You Don’t Have to Get the Feeling Back

Let this next sentence give you permission to exhale: Stop trying to recreate Sunday.

God is not asking you to feel something; He’s inviting you to walk with Him, right here, right now, in whatever state you’re in. He’s not measuring your faith by its emotional intensity.

The shift is from chasing feelings to cultivating faithfulness. Faithfulness is showing up when you don’t feel like it. It’s choosing to believe He is good when your circumstances aren’t. It’s the small, repeated “yes” to Him in the middle of your ordinary life.

This Is Where Transformation Actually Happens

Here’s the secret: spiritual transformation doesn’t happen in one powerful moment. It happens in repeated, small choices—showing up again, choosing trust again, turning to God in small ways throughout your day.

These ordinary acts of faithfulness, the ones that feel insignificant and don’t come with an emotional payoff, are what build extraordinary depth. This is the slow, steady work of sanctification. It’s less like a fireworks show and more like a mighty oak tree growing, almost imperceptibly, day by day. The life you’re living right now—with its demands and routines—is the primary place where resurrection power is working in you.
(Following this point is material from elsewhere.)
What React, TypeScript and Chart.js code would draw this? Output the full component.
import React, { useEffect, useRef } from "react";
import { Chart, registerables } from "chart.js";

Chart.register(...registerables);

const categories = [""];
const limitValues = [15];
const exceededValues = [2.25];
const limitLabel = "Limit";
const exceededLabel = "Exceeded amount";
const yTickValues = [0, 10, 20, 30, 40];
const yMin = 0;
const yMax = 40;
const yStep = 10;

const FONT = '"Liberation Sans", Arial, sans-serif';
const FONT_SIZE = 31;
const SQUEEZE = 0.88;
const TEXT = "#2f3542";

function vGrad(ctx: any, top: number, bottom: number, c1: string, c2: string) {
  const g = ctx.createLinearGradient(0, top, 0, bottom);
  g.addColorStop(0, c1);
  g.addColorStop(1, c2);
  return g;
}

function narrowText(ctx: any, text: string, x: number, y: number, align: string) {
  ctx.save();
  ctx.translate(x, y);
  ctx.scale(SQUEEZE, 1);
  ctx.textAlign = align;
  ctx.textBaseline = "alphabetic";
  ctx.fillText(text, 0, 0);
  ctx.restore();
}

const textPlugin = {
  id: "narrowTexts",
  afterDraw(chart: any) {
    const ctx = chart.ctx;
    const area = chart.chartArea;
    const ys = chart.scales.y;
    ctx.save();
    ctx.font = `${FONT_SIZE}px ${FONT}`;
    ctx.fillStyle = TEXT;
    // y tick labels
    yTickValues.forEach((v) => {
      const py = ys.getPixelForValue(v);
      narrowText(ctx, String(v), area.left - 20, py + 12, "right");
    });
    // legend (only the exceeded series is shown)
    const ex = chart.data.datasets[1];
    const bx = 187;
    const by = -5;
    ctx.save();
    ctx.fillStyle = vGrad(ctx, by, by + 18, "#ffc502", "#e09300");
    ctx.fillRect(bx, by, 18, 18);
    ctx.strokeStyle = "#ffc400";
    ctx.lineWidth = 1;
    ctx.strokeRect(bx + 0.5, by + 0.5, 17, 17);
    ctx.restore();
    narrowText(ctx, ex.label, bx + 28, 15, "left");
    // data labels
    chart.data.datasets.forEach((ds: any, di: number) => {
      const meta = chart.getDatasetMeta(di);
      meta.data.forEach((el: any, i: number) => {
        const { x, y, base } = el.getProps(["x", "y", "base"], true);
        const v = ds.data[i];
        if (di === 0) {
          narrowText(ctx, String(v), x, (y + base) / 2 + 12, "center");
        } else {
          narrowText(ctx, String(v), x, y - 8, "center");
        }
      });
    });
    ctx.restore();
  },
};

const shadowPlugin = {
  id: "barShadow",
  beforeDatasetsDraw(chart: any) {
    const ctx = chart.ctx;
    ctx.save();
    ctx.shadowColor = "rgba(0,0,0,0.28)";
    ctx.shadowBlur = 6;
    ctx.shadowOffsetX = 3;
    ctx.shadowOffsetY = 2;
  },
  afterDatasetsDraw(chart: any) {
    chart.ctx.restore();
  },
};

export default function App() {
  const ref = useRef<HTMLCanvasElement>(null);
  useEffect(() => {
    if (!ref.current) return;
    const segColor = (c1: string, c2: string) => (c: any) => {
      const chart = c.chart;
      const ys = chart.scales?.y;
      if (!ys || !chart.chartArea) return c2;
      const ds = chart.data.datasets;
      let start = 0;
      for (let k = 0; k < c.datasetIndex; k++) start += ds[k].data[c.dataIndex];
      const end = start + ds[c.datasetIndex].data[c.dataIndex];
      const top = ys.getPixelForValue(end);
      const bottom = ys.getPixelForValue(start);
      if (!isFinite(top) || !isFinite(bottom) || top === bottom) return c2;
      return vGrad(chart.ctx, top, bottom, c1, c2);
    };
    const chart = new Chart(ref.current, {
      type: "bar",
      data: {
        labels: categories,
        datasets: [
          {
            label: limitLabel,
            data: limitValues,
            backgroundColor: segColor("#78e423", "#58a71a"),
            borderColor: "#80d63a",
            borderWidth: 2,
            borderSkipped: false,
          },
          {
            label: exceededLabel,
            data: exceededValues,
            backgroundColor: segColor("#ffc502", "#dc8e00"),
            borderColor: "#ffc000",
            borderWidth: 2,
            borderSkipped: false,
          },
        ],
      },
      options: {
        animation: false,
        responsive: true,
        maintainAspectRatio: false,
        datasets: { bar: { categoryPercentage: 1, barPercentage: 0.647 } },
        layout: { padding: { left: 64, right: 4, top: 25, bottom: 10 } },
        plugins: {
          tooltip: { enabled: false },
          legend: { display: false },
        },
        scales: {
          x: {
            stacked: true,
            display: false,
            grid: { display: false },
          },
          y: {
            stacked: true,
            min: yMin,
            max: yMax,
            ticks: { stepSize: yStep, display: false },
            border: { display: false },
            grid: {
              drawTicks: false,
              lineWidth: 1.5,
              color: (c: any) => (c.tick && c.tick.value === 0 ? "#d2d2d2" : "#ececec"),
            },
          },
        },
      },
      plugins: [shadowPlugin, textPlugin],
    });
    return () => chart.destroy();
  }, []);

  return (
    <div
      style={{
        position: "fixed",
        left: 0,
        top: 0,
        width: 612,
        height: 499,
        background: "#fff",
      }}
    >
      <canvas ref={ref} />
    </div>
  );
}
Permission to Let Faith Be Small and Steady

So, to the woman whose heart feels a little empty this Monday, please know this: You’re not failing. You’re not doing something wrong. You are being invited into a deeper, more sustainable way of walking with God—one that’s rooted in truth, not emotion.

This is your permission slip to let your faith be quiet, simple, small, and steady.

You don’t need another mountaintop experience or a manufactured feeling. Jesus is still present—even when you don’t feel Him. He’s in your kitchen and your commute, your tired mornings and your ordinary tasks. He’s not waiting for you to climb back up the mountain. He’s already here, in the valley, walking with you.

You don’t need another mountaintop. You just need to keep walking with Him in the middle of your real life.